# DO THIS
Render the material again word for word, skipping the pictures in it.

--- START OF INFORMATION SHOWN ---

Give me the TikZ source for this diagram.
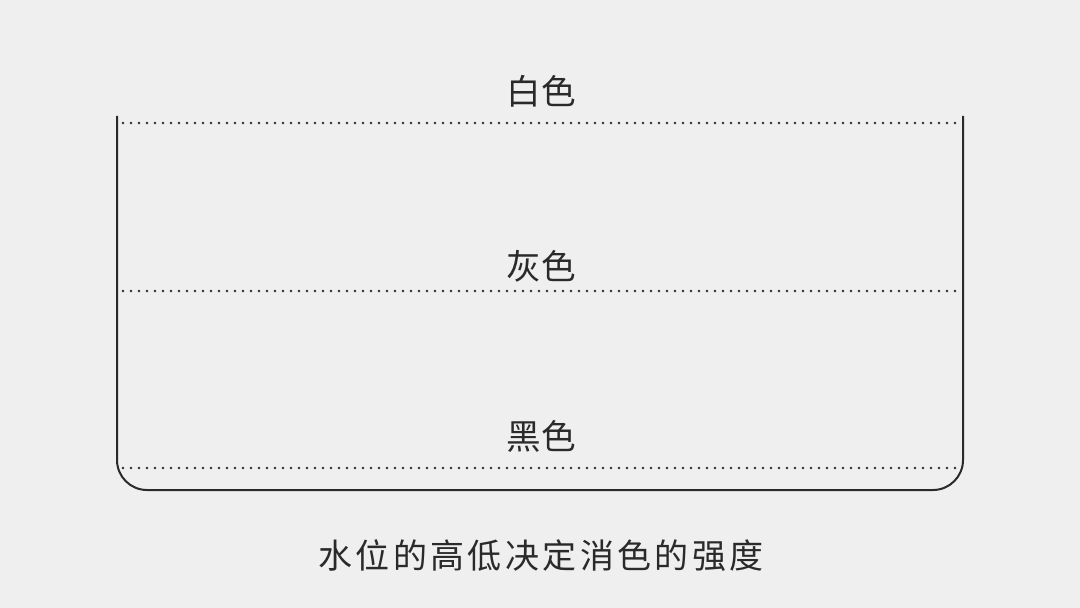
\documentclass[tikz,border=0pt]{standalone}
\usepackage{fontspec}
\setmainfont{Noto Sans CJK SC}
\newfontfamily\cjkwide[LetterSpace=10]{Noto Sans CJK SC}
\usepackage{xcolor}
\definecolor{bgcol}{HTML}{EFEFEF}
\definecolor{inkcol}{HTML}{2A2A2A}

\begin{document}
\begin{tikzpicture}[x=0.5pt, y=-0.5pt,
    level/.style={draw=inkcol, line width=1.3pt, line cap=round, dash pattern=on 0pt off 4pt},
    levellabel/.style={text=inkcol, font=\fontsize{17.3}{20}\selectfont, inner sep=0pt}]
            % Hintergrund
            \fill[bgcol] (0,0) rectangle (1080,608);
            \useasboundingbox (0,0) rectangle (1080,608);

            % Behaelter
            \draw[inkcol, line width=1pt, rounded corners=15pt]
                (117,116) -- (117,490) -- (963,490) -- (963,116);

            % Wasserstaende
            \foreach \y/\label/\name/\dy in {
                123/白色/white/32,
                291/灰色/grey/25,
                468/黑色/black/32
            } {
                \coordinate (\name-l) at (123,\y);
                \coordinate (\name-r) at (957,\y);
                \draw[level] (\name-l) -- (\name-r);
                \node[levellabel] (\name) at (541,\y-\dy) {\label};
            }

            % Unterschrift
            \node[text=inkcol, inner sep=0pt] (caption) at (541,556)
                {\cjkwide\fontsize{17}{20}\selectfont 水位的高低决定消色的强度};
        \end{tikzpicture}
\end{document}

--- END OF INFORMATION SHOWN ---

# RESULT
Give me the TikZ source for this diagram.
\documentclass[tikz,border=0pt]{standalone}
\usepackage{fontspec}
\setmainfont{Noto Sans CJK SC}
\newfontfamily\cjkwide[LetterSpace=10]{Noto Sans CJK SC}
\usepackage{xcolor}
\definecolor{bgcol}{HTML}{EFEFEF}
\definecolor{inkcol}{HTML}{2A2A2A}

\begin{document}
\begin{tikzpicture}[x=0.5pt, y=-0.5pt,
    level/.style={draw=inkcol, line width=1.3pt, line cap=round, dash pattern=on 0pt off 4pt},
    levellabel/.style={text=inkcol, font=\fontsize{17.3}{20}\selectfont, inner sep=0pt}]
            % Hintergrund
            \fill[bgcol] (0,0) rectangle (1080,608);
            \useasboundingbox (0,0) rectangle (1080,608);

            % Behaelter
            \draw[inkcol, line width=1pt, rounded corners=15pt]
                (117,116) -- (117,490) -- (963,490) -- (963,116);

            % Wasserstaende
            \foreach \y/\label/\name/\dy in {
                123/白色/white/32,
                291/灰色/grey/25,
                468/黑色/black/32
            } {
                \coordinate (\name-l) at (123,\y);
                \coordinate (\name-r) at (957,\y);
                \draw[level] (\name-l) -- (\name-r);
                \node[levellabel] (\name) at (541,\y-\dy) {\label};
            }

            % Unterschrift
            \node[text=inkcol, inner sep=0pt] (caption) at (541,556)
                {\cjkwide\fontsize{17}{20}\selectfont 水位的高低决定消色的强度};
        \end{tikzpicture}
\end{document}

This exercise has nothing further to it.